Though not yet formally in a recession (to be announced by a panel at the NBER - "a significant decline in economic activity spread across the economy, lasting more than a few months"), it is widely acknowledged by many experts that the US economy slipped into recession sometime in November 2007. Paul Krugman has these predictions for the US economy
1. There is likely to be a further 30% fall in housing prices, before the recovery starts somewhere in 2011. According to the Case-Shiller index, house prices rose 70% in the 2000-06 period, before falling by 17% last year, but is still 30% above 2000 level.

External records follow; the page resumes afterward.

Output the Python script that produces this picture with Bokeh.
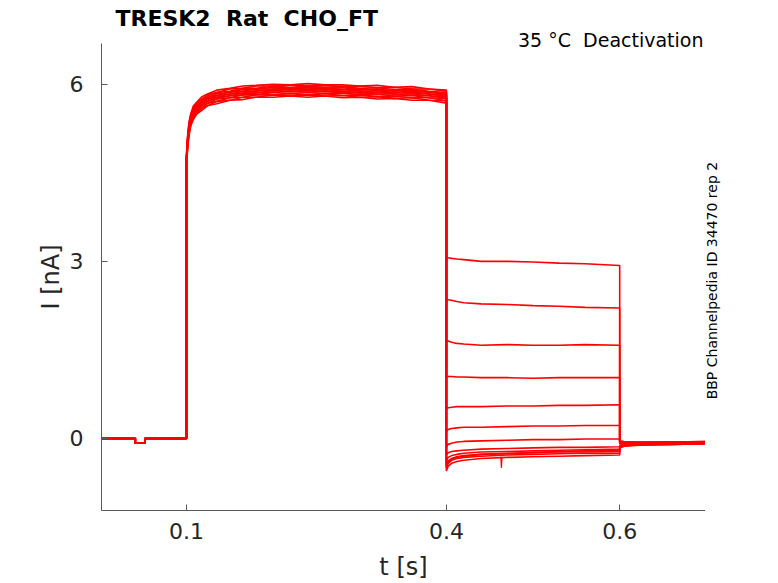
import math
from bokeh.plotting import figure
from bokeh.layouts import row
from bokeh.models import Range1d, FixedTicker, Label, ColumnDataSource, Title
from bokeh.embed import file_html
from bokeh.resources import INLINE

# ---------------- data ----------------
TITLE = "TRESK2\u00a0 Rat\u00a0 CHO_FT"
SUBTITLE = "35 \u00b0C\u00a0 Deactivation"
SIDE_NOTE = "BBP Channelpedia ID 34470 rep 2"
X_TICKS = [0.1, 0.4, 0.6]
X_TICK_LABELS = ["0.1", "0.4", "0.6"]
Y_TICKS = [0, 3, 6]
Y_TICK_LABELS = ["0", "3", "6"]

# holding segment (identical for all sweeps)
T_PRE = [0.0, 0.041, 0.041, 0.052, 0.052, 0.1]
I_PRE = [0.0, 0.0, -0.08, -0.08, 0.0, 0.0]

# activation step 0.1 - 0.4 s
T_ACT = [0.1, 0.1015, 0.103, 0.105, 0.108, 0.112, 0.118, 0.125, 0.135, 0.15,
         0.165, 0.18, 0.2, 0.22, 0.24, 0.26, 0.28, 0.3, 0.32, 0.34, 0.36, 0.38, 0.4]
ACT_A = [4.80, 5.15, 5.36, 5.50, 5.63, 5.70, 5.79, 5.84, 5.90, 5.93, 5.97, 5.98, 6.00, 5.99, 6.01, 5.99, 5.99, 5.97, 5.98, 5.95, 5.96, 5.92, 5.90]
ACT_B = [4.78, 5.12, 5.34, 5.47, 5.61, 5.68, 5.75, 5.83, 5.86, 5.92, 5.93, 5.97, 5.97, 5.99, 5.97, 5.98, 5.96, 5.97, 5.94, 5.95, 5.92, 5.92, 5.88]
ACT_C = [4.76, 5.11, 5.30, 5.47, 5.57, 5.67, 5.73, 5.80, 5.86, 5.88, 5.93, 5.93, 5.97, 5.95, 5.97, 5.95, 5.96, 5.93, 5.94, 5.91, 5.92, 5.88, 5.86]
ACT_D = [4.74, 5.09, 5.30, 5.43, 5.57, 5.63, 5.73, 5.77, 5.84, 5.86, 5.91, 5.91, 5.95, 5.93, 5.95, 5.93, 5.94, 5.91, 5.92, 5.89, 5.90, 5.86, 5.85]
ACT_E = [4.73, 5.08, 5.27, 5.44, 5.54, 5.64, 5.70, 5.78, 5.81, 5.87, 5.88, 5.92, 5.92, 5.94, 5.92, 5.94, 5.91, 5.92, 5.89, 5.90, 5.87, 5.87, 5.82]
ACT_F = [4.71, 5.06, 5.27, 5.40, 5.54, 5.60, 5.70, 5.74, 5.81, 5.83, 5.88, 5.88, 5.92, 5.90, 5.92, 5.90, 5.91, 5.88, 5.89, 5.86, 5.87, 5.83, 5.82]
ACT_G = [4.70, 5.05, 5.24, 5.41, 5.51, 5.61, 5.67, 5.75, 5.78, 5.84, 5.85, 5.89, 5.89, 5.91, 5.89, 5.91, 5.88, 5.89, 5.86, 5.87, 5.84, 5.84, 5.79]
ACT_H = [4.68, 5.03, 5.24, 5.37, 5.51, 5.57, 5.67, 5.71, 5.78, 5.80, 5.85, 5.85, 5.89, 5.87, 5.89, 5.87, 5.88, 5.85, 5.86, 5.83, 5.84, 5.80, 5.79]
ACT_I = [4.67, 5.02, 5.21, 5.38, 5.48, 5.58, 5.64, 5.72, 5.75, 5.81, 5.82, 5.86, 5.86, 5.88, 5.86, 5.88, 5.85, 5.86, 5.83, 5.84, 5.81, 5.81, 5.76]
ACT_J = [4.65, 5.00, 5.21, 5.34, 5.48, 5.54, 5.64, 5.68, 5.75, 5.77, 5.82, 5.82, 5.86, 5.84, 5.86, 5.84, 5.85, 5.82, 5.83, 5.80, 5.81, 5.77, 5.76]
ACT_K = [4.63, 4.98, 5.17, 5.34, 5.44, 5.54, 5.60, 5.68, 5.71, 5.77, 5.78, 5.82, 5.82, 5.84, 5.82, 5.84, 5.81, 5.82, 5.79, 5.80, 5.77, 5.77, 5.72]
ACT_L = [4.61, 4.96, 5.17, 5.30, 5.44, 5.50, 5.60, 5.64, 5.71, 5.73, 5.78, 5.78, 5.82, 5.80, 5.82, 5.80, 5.81, 5.78, 5.79, 5.76, 5.77, 5.73, 5.72]
ACT_M = [4.59, 4.94, 5.13, 5.30, 5.40, 5.50, 5.56, 5.64, 5.67, 5.73, 5.74, 5.78, 5.78, 5.80, 5.78, 5.80, 5.77, 5.78, 5.75, 5.76, 5.73, 5.73, 5.68]

# deactivation tails 0.4 - 0.6 s
T_TAIL = [0.4, 0.402, 0.406, 0.412, 0.42, 0.44, 0.47, 0.5, 0.53, 0.56, 0.6]
TAIL_A = [3.07, 3.06, 3.05, 3.04, 3.03, 3.00, 3.00, 2.99, 2.97, 2.96, 2.93]
TAIL_B = [2.36, 2.35, 2.34, 2.32, 2.30, 2.28, 2.27, 2.25, 2.24, 2.22, 2.21]
TAIL_C = [1.66, 1.65, 1.63, 1.61, 1.60, 1.58, 1.59, 1.58, 1.58, 1.59, 1.58]
TAIL_D = [1.06, 1.05, 1.05, 1.04, 1.04, 1.03, 1.03, 1.02, 1.03, 1.03, 1.03]
TAIL_E = [0.50, 0.52, 0.53, 0.54, 0.54, 0.54, 0.55, 0.55, 0.56, 0.56, 0.57]
TAIL_F = [0.12, 0.15, 0.17, 0.18, 0.19, 0.19, 0.20, 0.21, 0.21, 0.22, 0.22]
TAIL_G = [-0.14, -0.10, -0.08, -0.06, -0.05, -0.04, -0.03, -0.02, -0.02, -0.01, -0.01]
TAIL_H = [-0.28, -0.24, -0.22, -0.21, -0.20, -0.18, -0.17, -0.16, -0.15, -0.15, -0.14]
TAIL_I = [-0.38, -0.32, -0.29, -0.27, -0.25, -0.23, -0.22, -0.21, -0.20, -0.19, -0.18]
TAIL_J = [-0.45, -0.38, -0.34, -0.31, -0.29, -0.27, -0.26, -0.24, -0.23, -0.23, -0.22]
TAIL_K = [-0.50, -0.42, -0.37, -0.34, -0.32, -0.30, -0.28, -0.27, -0.26, -0.25, -0.25]
TAIL_L = [-0.55, -0.47, -0.42, -0.39, -0.37, -0.34, -0.32, -0.31, -0.30, -0.29, -0.28]
TAIL_M = [-0.48, -0.40, -0.35, -0.32, -0.30, -0.27, -0.25, -0.24, -0.22, -0.21, -0.20]

# return to holding 0.6 - 0.7 s
T_POST = [0.6, 0.601, 0.605, 0.615, 0.63, 0.66, 0.699]
POST_A = [-0.03, -0.04, -0.05, -0.06, -0.06, -0.06, -0.05]
POST_B = [-0.04, -0.05, -0.06, -0.06, -0.07, -0.06, -0.05]
POST_C = [-0.05, -0.06, -0.06, -0.07, -0.07, -0.06, -0.06]
POST_D = [-0.06, -0.07, -0.07, -0.07, -0.07, -0.07, -0.06]
POST_E = [-0.07, -0.07, -0.08, -0.08, -0.07, -0.07, -0.06]
POST_F = [-0.08, -0.08, -0.08, -0.08, -0.08, -0.07, -0.07]
POST_G = [-0.09, -0.09, -0.09, -0.08, -0.08, -0.08, -0.07]
POST_H = [-0.12, -0.11, -0.10, -0.09, -0.09, -0.08, -0.08]
POST_I = [-0.13, -0.12, -0.11, -0.10, -0.09, -0.09, -0.08]
POST_J = [-0.15, -0.13, -0.12, -0.11, -0.10, -0.09, -0.09]
POST_K = [-0.16, -0.14, -0.13, -0.11, -0.10, -0.10, -0.09]
POST_L = [-0.18, -0.15, -0.13, -0.12, -0.11, -0.10, -0.09]
POST_M = [-0.17, -0.15, -0.13, -0.12, -0.11, -0.10, -0.09]

# brief artefact on one sweep
T_SPIKE = [0.4628, 0.4635, 0.4642]
I_SPIKE = [-0.31, -0.50, -0.31]

ACTS = [ACT_A, ACT_B, ACT_C, ACT_D, ACT_E, ACT_F, ACT_G, ACT_H, ACT_I, ACT_J, ACT_K, ACT_L, ACT_M]
TAILS = [TAIL_A, TAIL_B, TAIL_C, TAIL_D, TAIL_E, TAIL_F, TAIL_G, TAIL_H, TAIL_I, TAIL_J, TAIL_K, TAIL_L, TAIL_M]
POSTS = [POST_A, POST_B, POST_C, POST_D, POST_E, POST_F, POST_G, POST_H, POST_I, POST_J, POST_K, POST_L, POST_M]

# ---------------- styling ----------------
FONT = "DejaVu Sans"
TXT = "#262626"
AXC = "#5a5a5a"
RED = "#ff0000"
W, H = 778, 583
SIDE_W = 73         # band right of the axes holding the vertical note

# main axes (title rows live in its "above" panel)
p = figure(width=W - SIDE_W, height=H, output_backend="svg", toolbar_location=None, title=None,
           x_range=Range1d(0.002, 0.699), y_range=Range1d(-1.22, 6.69),
           min_border_left=101, min_border_right=0, min_border_top=0, min_border_bottom=71)
p.outline_line_color = None
p.grid.visible = False

sub = Title(text=SUBTITLE, align="right", offset=2, vertical_align="bottom",
            text_font=FONT, text_font_size="19px", text_font_style="normal", text_color="black")
main = Title(text=TITLE, align="left", offset=14, vertical_align="bottom",
             text_font=FONT, text_font_size="22px", text_font_style="bold", text_color="black")
sub.standoff = -15
main.standoff = 7.4
p.add_layout(sub, "above")
p.add_layout(main, "above")

xs = [T_PRE + T_ACT + T_TAIL + T_POST for _ in ACTS]
ys = [I_PRE + a + t + q for a, t, q in zip(ACTS, TAILS, POSTS)]
src = ColumnDataSource(data=dict(xs=xs, ys=ys))
p.multi_line("xs", "ys", source=src, line_color=RED, line_width=1.6)
p.line(T_SPIKE, I_SPIKE, line_color=RED, line_width=1.2)

for ax in (p.xaxis[0], p.yaxis[0]):
    ax.axis_line_color = AXC
    ax.major_tick_line_color = AXC
    ax.major_tick_in = 6
    ax.major_tick_out = 0
    ax.minor_tick_line_color = None
    ax.major_label_text_font = FONT
    ax.major_label_text_font_size = "22px"
    ax.major_label_text_color = TXT
    ax.axis_label_text_font = FONT
    ax.axis_label_text_font_size = "24px"
    ax.axis_label_text_font_style = "normal"
    ax.axis_label_text_color = TXT

p.xaxis.ticker = FixedTicker(ticks=X_TICKS)
p.xaxis.major_label_overrides = dict(zip(X_TICKS, X_TICK_LABELS))
p.yaxis.ticker = FixedTicker(ticks=Y_TICKS)
p.yaxis.major_label_overrides = dict(zip(Y_TICKS, Y_TICK_LABELS))
p.xaxis.axis_label = "t [s]"
p.yaxis.axis_label = "I [nA]"
p.xaxis.major_label_standoff = 12
p.yaxis.major_label_standoff = 18
p.xaxis.axis_label_standoff = 11
p.yaxis.axis_label_standoff = 2

# vertical note band
side = figure(width=SIDE_W, height=H, output_backend="svg", toolbar_location=None,
              x_range=Range1d(0, SIDE_W), y_range=Range1d(0, H),
              min_border=0, x_axis_type=None, y_axis_type=None)
side.outline_line_color = None
side.grid.visible = False
side.add_layout(Label(x=6, y=287, text=SIDE_NOTE, text_font=FONT,
                      text_font_size="14px", text_color="black", text_align="center",
                      text_baseline="alphabetic", angle=math.pi / 2))

layout = row(p, side, spacing=0)
open("out.html", "w").write(file_html(layout, INLINE))
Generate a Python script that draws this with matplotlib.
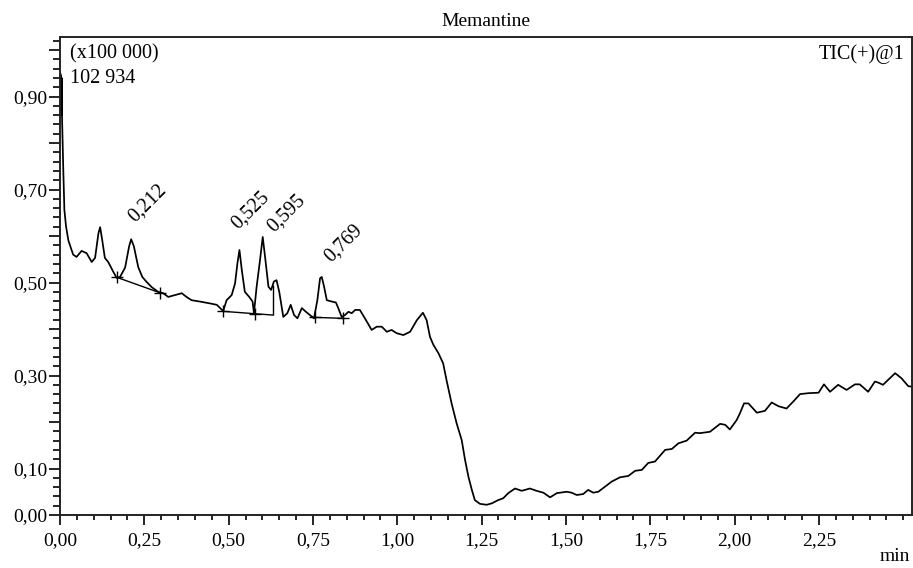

2. Unlike many of the previous recessions, which were engineered by the Fed to control inflation, the present one is a result of a dangerously unbalanced and even insolvent financial system and global rise in commodities and energy prices. This leaves the government and the Fed with limited policy levers to significantly influence the direction of policy making.
3. The return to normalcy will be a prolonged period of flat or at best slowly improving performance, rather than a V-shaped rebound. There is likely to be a long period of sluggish economic growth and rising unemployment that would appear to most Americans like a continued recession. By this pattern, the economy will stay depressed till atleast 2010 or 2011.
He also has prescriptions for the new President - a bigger and sustained fiscal stimulus (Jason Furman's role will be interesting if Obama comes to power) and social security cushions like universal health care.
The NYT has this interesting graphic and analysis, drawing on the work of Carmen Reinhart and Kenneth Rogoff, that predicts further 15% fall in home prices over the next three years, stock markets falling throughout 2009, and atleast four times more job losses than now and falling well past 2009.
Economists like Nouriel Roubini, who as early as 2005 predicted the sub-prime bubble collapse followed by a recession, warns that the mortgage excesses are only a part of the mess that the US financial markets are currently embroiled in. He argues that thanks to excesses in credit cards, auto loans, corporate and municipal debt, the banks and other financial institutions will require much more squaring up of their balance sheets. The great unravelling has only started and in all the losses could reach $2 trillion.
The resultant credit squeeze could be staggerring and painful. And it will require a more proactive and internventionist, big government to cushion Americans from the adverse impact of these hard times. As Paul Krugman writes, the Democrats are ideologically and historically best placed to administer such policies.